* Start DATASET CONTENT *

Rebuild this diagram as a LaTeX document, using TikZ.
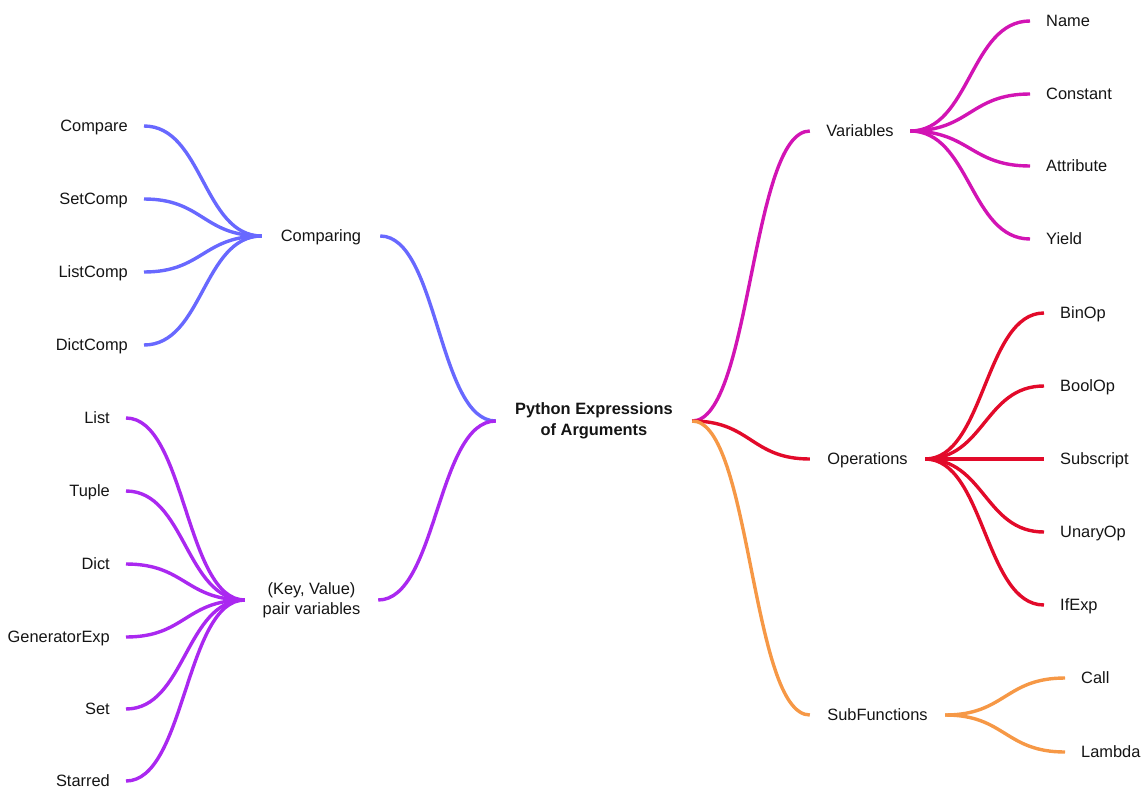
\documentclass[tikz,border=0pt]{standalone}
\usepackage{fontspec}
\setmainfont{Liberation Sans}
\usetikzlibrary{calc}

\definecolor{cmpcol}{RGB}{104,104,255}
\definecolor{paircol}{RGB}{170,40,240}
\definecolor{varcol}{RGB}{210,20,180}
\definecolor{opcol}{RGB}{226,10,42}
\definecolor{subcol}{RGB}{246,152,70}
\definecolor{ink}{RGB}{20,20,20}

\begin{document}
\begin{tikzpicture}[x=1pt,y=-1pt,
  txt/.style={font=\fontsize{16.4}{20}\selectfont, text=ink},
  hub/.style={txt, align=center, inner sep=0pt},
  onel/.style={text height=11.7pt, text depth=0pt},
  leafR/.style={txt, onel, anchor=west, inner xsep=16pt, inner ysep=0pt},
  leafL/.style={txt, onel, anchor=east, inner xsep=16pt, inner ysep=0pt},
  link/.style={line width=3.4pt},
  branch/.style={to path={
    .. controls ($(\tikztostart)!.5!(\tikztostart -| \tikztotarget)$)
    and ($(\tikztotarget)!.5!(\tikztotarget -| \tikztostart)$) .. (\tikztotarget)}}
]
\useasboundingbox (0,0) rectangle (1142,789);

% central topic and its five branches
\node[hub, font=\fontsize{16.4}{21}\selectfont\bfseries, minimum width=196pt] (root) at (594,421) {Python Expressions\\of Arguments};
\node[hub, onel, minimum width=100pt] (var) at (860,131) {Variables};
\node[hub, onel, minimum width=115pt] (ops) at (867.5,459) {Operations};
\node[hub, onel, minimum width=135pt] (sub) at (877.5,715) {SubFunctions};
\node[hub, onel, minimum width=118pt] (cmp) at (321,236) {Comparing};
\node[hub, minimum width=133pt] (pair) at (311.5,600) {(Key, Value)\\pair variables};

\draw[link, varcol] (root.east) to[branch] (var.west);
\draw[link, opcol]  (root.east) to[branch] (ops.west);
\draw[link, subcol] (root.east) to[branch] (sub.west);
\draw[link, cmpcol] (root.west) to[branch] (cmp.east);
\draw[link, paircol] (root.west) to[branch] (pair.east);

% variables
\foreach \n/\t/\y in {name/Name/21, const/Constant/94, attr/Attribute/166, yield/Yield/239} {
  \node[leafR] (\n) at (1030,\y) {\t};
  \draw[link, varcol] (var.east) to[branch] (\n.west);
}

% operations
\foreach \n/\t/\y in {binop/BinOp/313, boolop/BoolOp/386, subs/Subscript/459, unop/UnaryOp/532, ifexp/IfExp/605} {
  \node[leafR] (\n) at (1044,\y) {\t};
  \draw[link, opcol] (ops.east) to[branch] (\n.west);
}

% sub functions
\foreach \n/\t/\y in {call/Call/678, lambda/Lambda/752} {
  \node[leafR] (\n) at (1065,\y) {\t};
  \draw[link, subcol] (sub.east) to[branch] (\n.west);
}

% comparisons
\foreach \n/\t/\y in {compare/Compare/126, setcomp/SetComp/199, listcomp/ListComp/272, dictcomp/DictComp/345} {
  \node[leafL] (\n) at (144,\y) {\t};
  \draw[link, cmpcol] (cmp.west) to[branch] (\n.east);
}

% containers
\foreach \n/\t/\y in {list/List/418, tuple/Tuple/491, dict/Dict/564, genexp/GeneratorExp/637, set/Set/709, starred/Starred/781} {
  \node[leafL] (\n) at (126,\y) {\t};
  \draw[link, paircol] (pair.west) to[branch] (\n.east);
}
\end{tikzpicture}
\end{document}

* End DATASET CONTENT *

WHAT THE EXERCISE ASKS:
Repeat the listing above exactly, with no pictures.

THE OUTPUT:
Rebuild this diagram as a LaTeX document, using TikZ.
\documentclass[tikz,border=0pt]{standalone}
\usepackage{fontspec}
\setmainfont{Liberation Sans}
\usetikzlibrary{calc}

\definecolor{cmpcol}{RGB}{104,104,255}
\definecolor{paircol}{RGB}{170,40,240}
\definecolor{varcol}{RGB}{210,20,180}
\definecolor{opcol}{RGB}{226,10,42}
\definecolor{subcol}{RGB}{246,152,70}
\definecolor{ink}{RGB}{20,20,20}

\begin{document}
\begin{tikzpicture}[x=1pt,y=-1pt,
  txt/.style={font=\fontsize{16.4}{20}\selectfont, text=ink},
  hub/.style={txt, align=center, inner sep=0pt},
  onel/.style={text height=11.7pt, text depth=0pt},
  leafR/.style={txt, onel, anchor=west, inner xsep=16pt, inner ysep=0pt},
  leafL/.style={txt, onel, anchor=east, inner xsep=16pt, inner ysep=0pt},
  link/.style={line width=3.4pt},
  branch/.style={to path={
    .. controls ($(\tikztostart)!.5!(\tikztostart -| \tikztotarget)$)
    and ($(\tikztotarget)!.5!(\tikztotarget -| \tikztostart)$) .. (\tikztotarget)}}
]
\useasboundingbox (0,0) rectangle (1142,789);

% central topic and its five branches
\node[hub, font=\fontsize{16.4}{21}\selectfont\bfseries, minimum width=196pt] (root) at (594,421) {Python Expressions\\of Arguments};
\node[hub, onel, minimum width=100pt] (var) at (860,131) {Variables};
\node[hub, onel, minimum width=115pt] (ops) at (867.5,459) {Operations};
\node[hub, onel, minimum width=135pt] (sub) at (877.5,715) {SubFunctions};
\node[hub, onel, minimum width=118pt] (cmp) at (321,236) {Comparing};
\node[hub, minimum width=133pt] (pair) at (311.5,600) {(Key, Value)\\pair variables};

\draw[link, varcol] (root.east) to[branch] (var.west);
\draw[link, opcol]  (root.east) to[branch] (ops.west);
\draw[link, subcol] (root.east) to[branch] (sub.west);
\draw[link, cmpcol] (root.west) to[branch] (cmp.east);
\draw[link, paircol] (root.west) to[branch] (pair.east);

% variables
\foreach \n/\t/\y in {name/Name/21, const/Constant/94, attr/Attribute/166, yield/Yield/239} {
  \node[leafR] (\n) at (1030,\y) {\t};
  \draw[link, varcol] (var.east) to[branch] (\n.west);
}

% operations
\foreach \n/\t/\y in {binop/BinOp/313, boolop/BoolOp/386, subs/Subscript/459, unop/UnaryOp/532, ifexp/IfExp/605} {
  \node[leafR] (\n) at (1044,\y) {\t};
  \draw[link, opcol] (ops.east) to[branch] (\n.west);
}

% sub functions
\foreach \n/\t/\y in {call/Call/678, lambda/Lambda/752} {
  \node[leafR] (\n) at (1065,\y) {\t};
  \draw[link, subcol] (sub.east) to[branch] (\n.west);
}

% comparisons
\foreach \n/\t/\y in {compare/Compare/126, setcomp/SetComp/199, listcomp/ListComp/272, dictcomp/DictComp/345} {
  \node[leafL] (\n) at (144,\y) {\t};
  \draw[link, cmpcol] (cmp.west) to[branch] (\n.east);
}

% containers
\foreach \n/\t/\y in {list/List/418, tuple/Tuple/491, dict/Dict/564, genexp/GeneratorExp/637, set/Set/709, starred/Starred/781} {
  \node[leafL] (\n) at (126,\y) {\t};
  \draw[link, paircol] (pair.west) to[branch] (\n.east);
}
\end{tikzpicture}
\end{document}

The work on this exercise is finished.